The advance paves the way for researchers to convert biomass molecules such as glucose into hexanes, which are significant components of gasoline currently derived by refining crude oil. “Essentially, we are making renewable liquid fuel that fits into the existing infrastructure,” says Huber, whose team published its results in the Sept. 7, 2012, issue of the journal ChemSusChem.

Unlike other technologies that use large quantities of expensive hydrogen gas to convert biomass to biofuels, the team’s process is driven by electricity, which is inexpensive and readily available in rural areas. “And, we’re storing the electrical energy as chemical energy,” says Huber.

A fuel cell converts chemical energy into electrical energy, or vice versa. Reactions in a proton-exchange-membrane fuel cell require only water, electricity and the biomass-derived molecule.

The proton-exchange-membrane fuel cell consists of two “halves,” separated by the proton-exchange membrane, which looks somewhat like a thin sheet of plastic wrap. On one side-the anode side-there is a positive electrode coupled with a catalyst that facilitates the chemical reaction. The other side-the cathode-consists of a negative electrode and a catalyst.

To reduce biomass molecules into fuel, Huber’s team feeds water into the anode side and passes an electric current through the water to generate protons and electrons. The electrons run through a circuit and the protons pass through the proton-exchange membrane to the cathode side, where they generate hydrogen. The hydrogen reacts with the biomass molecule and reduces it to fuel, while oxygen exits the system.

Huber’s team demonstrated the biomass-to-biofuel reduction process in a continuous-flow reactor, which continuously and efficiently moves reactants through the system. Another advantage is that the process yields 50 percent more liquid fuel over ethanol fermentation processes.

At the production level, the process also could be modular, says Huber. “This is potentially a scalable technology where you could make these proton-exchange-membrane-type reactors in the field, close to the biomass, and run them at night when you have cheap electricity,” he says.

In future work, Huber hopes to improve the catalysts and membranes in the fuel cell to make the process more efficient.
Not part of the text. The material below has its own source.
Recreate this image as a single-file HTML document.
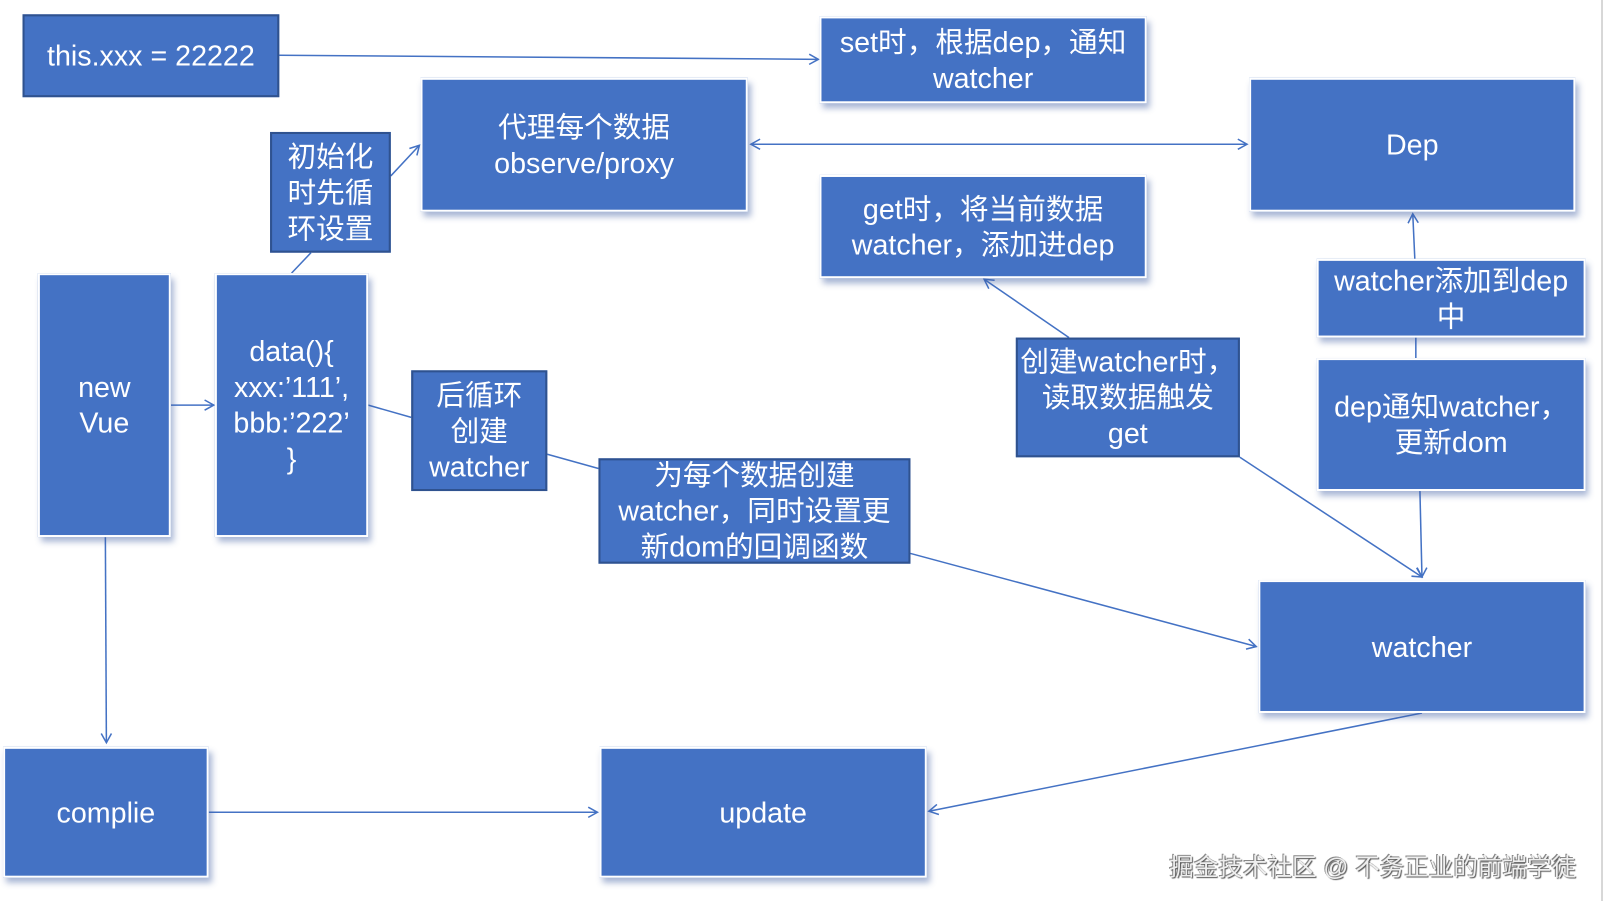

And, while his team used acetone and a few other molecules as their proof of concept, one of Huber’s goals is to repeat the process with sugar. “With this approach, you could take water and glucose and run it through the fuel cell circuit to make hexane and oxygen,” he says.

Huber received support for the research from the University of Massachusetts Commercial Venture and Intellectual Property Technology Development Fund.